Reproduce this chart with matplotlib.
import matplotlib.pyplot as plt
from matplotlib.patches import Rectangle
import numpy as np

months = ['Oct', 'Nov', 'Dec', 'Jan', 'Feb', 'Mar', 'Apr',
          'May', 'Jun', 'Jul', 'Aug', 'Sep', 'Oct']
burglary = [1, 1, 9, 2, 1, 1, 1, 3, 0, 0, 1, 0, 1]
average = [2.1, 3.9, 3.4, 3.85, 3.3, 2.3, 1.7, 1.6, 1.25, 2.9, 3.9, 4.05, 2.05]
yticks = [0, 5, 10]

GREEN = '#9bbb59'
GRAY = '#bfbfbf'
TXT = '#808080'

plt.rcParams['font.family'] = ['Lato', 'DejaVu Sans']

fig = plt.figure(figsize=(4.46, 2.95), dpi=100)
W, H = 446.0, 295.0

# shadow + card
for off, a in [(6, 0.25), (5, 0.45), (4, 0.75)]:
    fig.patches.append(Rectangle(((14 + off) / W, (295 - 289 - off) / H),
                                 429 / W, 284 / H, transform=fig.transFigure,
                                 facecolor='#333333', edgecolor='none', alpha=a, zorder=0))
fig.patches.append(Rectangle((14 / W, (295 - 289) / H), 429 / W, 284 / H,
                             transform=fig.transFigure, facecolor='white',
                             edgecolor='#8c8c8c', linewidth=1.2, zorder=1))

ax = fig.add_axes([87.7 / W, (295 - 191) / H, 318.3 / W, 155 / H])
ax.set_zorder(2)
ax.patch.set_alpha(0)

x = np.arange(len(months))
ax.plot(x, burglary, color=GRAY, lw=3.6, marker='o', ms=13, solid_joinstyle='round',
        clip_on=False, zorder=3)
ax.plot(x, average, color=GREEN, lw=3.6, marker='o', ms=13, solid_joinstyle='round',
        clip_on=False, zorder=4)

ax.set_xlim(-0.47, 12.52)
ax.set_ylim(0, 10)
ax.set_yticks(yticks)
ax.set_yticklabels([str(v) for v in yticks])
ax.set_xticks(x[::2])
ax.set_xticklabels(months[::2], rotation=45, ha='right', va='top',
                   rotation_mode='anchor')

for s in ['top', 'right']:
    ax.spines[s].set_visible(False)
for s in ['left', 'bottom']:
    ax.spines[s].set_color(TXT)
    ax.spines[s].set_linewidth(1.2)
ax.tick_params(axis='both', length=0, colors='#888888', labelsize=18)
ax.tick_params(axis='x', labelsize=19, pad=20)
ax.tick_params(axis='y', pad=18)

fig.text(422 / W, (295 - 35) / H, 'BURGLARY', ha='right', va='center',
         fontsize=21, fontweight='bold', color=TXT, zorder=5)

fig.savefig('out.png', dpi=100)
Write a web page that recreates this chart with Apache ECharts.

******************************

*Required task:* Return exactly what appears above, from the first line of the entries to the line with "TXT = '#808080'", inclusive.

*Exercise solution:*
Reproduce this chart with matplotlib.
import matplotlib.pyplot as plt
from matplotlib.patches import Rectangle
import numpy as np

months = ['Oct', 'Nov', 'Dec', 'Jan', 'Feb', 'Mar', 'Apr',
          'May', 'Jun', 'Jul', 'Aug', 'Sep', 'Oct']
burglary = [1, 1, 9, 2, 1, 1, 1, 3, 0, 0, 1, 0, 1]
average = [2.1, 3.9, 3.4, 3.85, 3.3, 2.3, 1.7, 1.6, 1.25, 2.9, 3.9, 4.05, 2.05]
yticks = [0, 5, 10]

GREEN = '#9bbb59'
GRAY = '#bfbfbf'
TXT = '#808080'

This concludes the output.